_WHAT TO PRODUCE_: Please set down all the lines beneath this one exactly, without the pictures.

_DATASET EXCERPT_:
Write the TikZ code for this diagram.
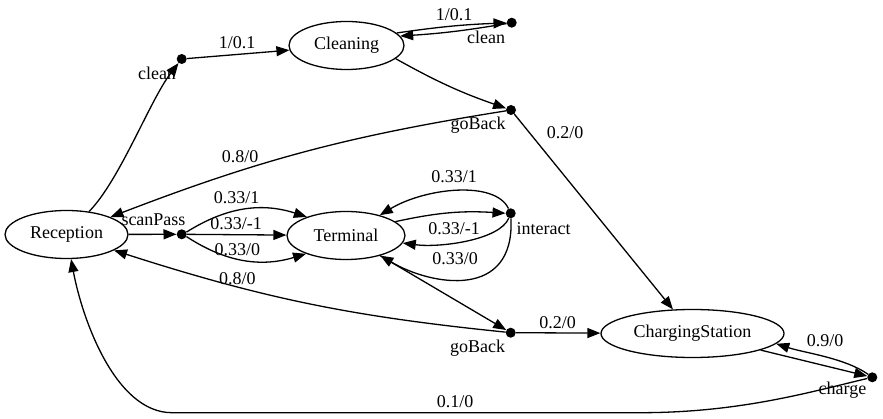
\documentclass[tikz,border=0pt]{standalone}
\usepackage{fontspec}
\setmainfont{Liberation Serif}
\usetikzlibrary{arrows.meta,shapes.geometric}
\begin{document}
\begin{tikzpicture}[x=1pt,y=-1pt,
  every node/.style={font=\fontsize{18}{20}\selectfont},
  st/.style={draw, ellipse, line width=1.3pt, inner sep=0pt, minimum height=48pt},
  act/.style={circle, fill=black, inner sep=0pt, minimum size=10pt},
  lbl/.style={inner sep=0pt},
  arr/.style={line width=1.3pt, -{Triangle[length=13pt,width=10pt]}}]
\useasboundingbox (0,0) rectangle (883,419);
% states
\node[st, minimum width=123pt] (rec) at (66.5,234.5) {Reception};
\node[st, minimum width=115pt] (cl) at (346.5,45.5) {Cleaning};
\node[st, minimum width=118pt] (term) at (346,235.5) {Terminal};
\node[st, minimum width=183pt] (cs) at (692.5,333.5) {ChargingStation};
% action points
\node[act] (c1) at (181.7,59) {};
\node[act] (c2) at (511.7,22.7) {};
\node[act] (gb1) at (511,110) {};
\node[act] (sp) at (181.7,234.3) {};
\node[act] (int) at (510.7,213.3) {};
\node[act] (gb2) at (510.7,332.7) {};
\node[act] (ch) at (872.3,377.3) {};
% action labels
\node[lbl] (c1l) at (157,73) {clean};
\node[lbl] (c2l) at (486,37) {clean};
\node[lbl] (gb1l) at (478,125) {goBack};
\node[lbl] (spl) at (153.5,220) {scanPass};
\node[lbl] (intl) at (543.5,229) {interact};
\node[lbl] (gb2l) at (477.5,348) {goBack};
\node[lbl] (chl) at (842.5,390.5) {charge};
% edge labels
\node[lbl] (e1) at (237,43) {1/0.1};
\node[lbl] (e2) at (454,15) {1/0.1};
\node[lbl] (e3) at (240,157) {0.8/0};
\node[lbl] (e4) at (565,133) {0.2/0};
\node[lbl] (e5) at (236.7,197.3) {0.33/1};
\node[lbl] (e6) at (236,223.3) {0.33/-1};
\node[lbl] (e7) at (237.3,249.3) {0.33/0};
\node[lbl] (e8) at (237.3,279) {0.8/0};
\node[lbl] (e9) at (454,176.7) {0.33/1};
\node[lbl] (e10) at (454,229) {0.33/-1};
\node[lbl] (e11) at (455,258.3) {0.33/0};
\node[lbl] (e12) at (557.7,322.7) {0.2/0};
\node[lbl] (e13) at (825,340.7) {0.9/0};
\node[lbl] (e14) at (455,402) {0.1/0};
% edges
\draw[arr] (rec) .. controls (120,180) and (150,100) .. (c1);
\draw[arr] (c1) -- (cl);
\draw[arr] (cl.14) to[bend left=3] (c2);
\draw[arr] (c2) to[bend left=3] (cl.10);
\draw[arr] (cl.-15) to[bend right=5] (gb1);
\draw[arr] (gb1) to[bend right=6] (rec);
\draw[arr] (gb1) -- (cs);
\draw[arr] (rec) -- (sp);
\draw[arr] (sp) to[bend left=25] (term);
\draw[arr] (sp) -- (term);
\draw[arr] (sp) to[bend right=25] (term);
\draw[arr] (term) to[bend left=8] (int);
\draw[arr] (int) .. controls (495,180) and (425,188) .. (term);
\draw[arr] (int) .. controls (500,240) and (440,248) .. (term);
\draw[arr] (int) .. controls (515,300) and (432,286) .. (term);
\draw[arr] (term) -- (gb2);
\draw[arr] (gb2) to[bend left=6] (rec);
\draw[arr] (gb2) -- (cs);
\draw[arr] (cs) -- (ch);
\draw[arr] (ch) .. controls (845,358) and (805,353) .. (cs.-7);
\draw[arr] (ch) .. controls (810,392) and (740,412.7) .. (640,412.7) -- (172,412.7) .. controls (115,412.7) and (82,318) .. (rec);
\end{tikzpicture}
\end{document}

_SOLUTION TO THE EXERCISE_:
Write the TikZ code for this diagram.
\documentclass[tikz,border=0pt]{standalone}
\usepackage{fontspec}
\setmainfont{Liberation Serif}
\usetikzlibrary{arrows.meta,shapes.geometric}
\begin{document}
\begin{tikzpicture}[x=1pt,y=-1pt,
  every node/.style={font=\fontsize{18}{20}\selectfont},
  st/.style={draw, ellipse, line width=1.3pt, inner sep=0pt, minimum height=48pt},
  act/.style={circle, fill=black, inner sep=0pt, minimum size=10pt},
  lbl/.style={inner sep=0pt},
  arr/.style={line width=1.3pt, -{Triangle[length=13pt,width=10pt]}}]
\useasboundingbox (0,0) rectangle (883,419);
% states
\node[st, minimum width=123pt] (rec) at (66.5,234.5) {Reception};
\node[st, minimum width=115pt] (cl) at (346.5,45.5) {Cleaning};
\node[st, minimum width=118pt] (term) at (346,235.5) {Terminal};
\node[st, minimum width=183pt] (cs) at (692.5,333.5) {ChargingStation};
% action points
\node[act] (c1) at (181.7,59) {};
\node[act] (c2) at (511.7,22.7) {};
\node[act] (gb1) at (511,110) {};
\node[act] (sp) at (181.7,234.3) {};
\node[act] (int) at (510.7,213.3) {};
\node[act] (gb2) at (510.7,332.7) {};
\node[act] (ch) at (872.3,377.3) {};
% action labels
\node[lbl] (c1l) at (157,73) {clean};
\node[lbl] (c2l) at (486,37) {clean};
\node[lbl] (gb1l) at (478,125) {goBack};
\node[lbl] (spl) at (153.5,220) {scanPass};
\node[lbl] (intl) at (543.5,229) {interact};
\node[lbl] (gb2l) at (477.5,348) {goBack};
\node[lbl] (chl) at (842.5,390.5) {charge};
% edge labels
\node[lbl] (e1) at (237,43) {1/0.1};
\node[lbl] (e2) at (454,15) {1/0.1};
\node[lbl] (e3) at (240,157) {0.8/0};
\node[lbl] (e4) at (565,133) {0.2/0};
\node[lbl] (e5) at (236.7,197.3) {0.33/1};
\node[lbl] (e6) at (236,223.3) {0.33/-1};
\node[lbl] (e7) at (237.3,249.3) {0.33/0};
\node[lbl] (e8) at (237.3,279) {0.8/0};
\node[lbl] (e9) at (454,176.7) {0.33/1};
\node[lbl] (e10) at (454,229) {0.33/-1};
\node[lbl] (e11) at (455,258.3) {0.33/0};
\node[lbl] (e12) at (557.7,322.7) {0.2/0};
\node[lbl] (e13) at (825,340.7) {0.9/0};
\node[lbl] (e14) at (455,402) {0.1/0};
% edges
\draw[arr] (rec) .. controls (120,180) and (150,100) .. (c1);
\draw[arr] (c1) -- (cl);
\draw[arr] (cl.14) to[bend left=3] (c2);
\draw[arr] (c2) to[bend left=3] (cl.10);
\draw[arr] (cl.-15) to[bend right=5] (gb1);
\draw[arr] (gb1) to[bend right=6] (rec);
\draw[arr] (gb1) -- (cs);
\draw[arr] (rec) -- (sp);
\draw[arr] (sp) to[bend left=25] (term);
\draw[arr] (sp) -- (term);
\draw[arr] (sp) to[bend right=25] (term);
\draw[arr] (term) to[bend left=8] (int);
\draw[arr] (int) .. controls (495,180) and (425,188) .. (term);
\draw[arr] (int) .. controls (500,240) and (440,248) .. (term);
\draw[arr] (int) .. controls (515,300) and (432,286) .. (term);
\draw[arr] (term) -- (gb2);
\draw[arr] (gb2) to[bend left=6] (rec);
\draw[arr] (gb2) -- (cs);
\draw[arr] (cs) -- (ch);
\draw[arr] (ch) .. controls (845,358) and (805,353) .. (cs.-7);
\draw[arr] (ch) .. controls (810,392) and (740,412.7) .. (640,412.7) -- (172,412.7) .. controls (115,412.7) and (82,318) .. (rec);
\end{tikzpicture}
\end{document}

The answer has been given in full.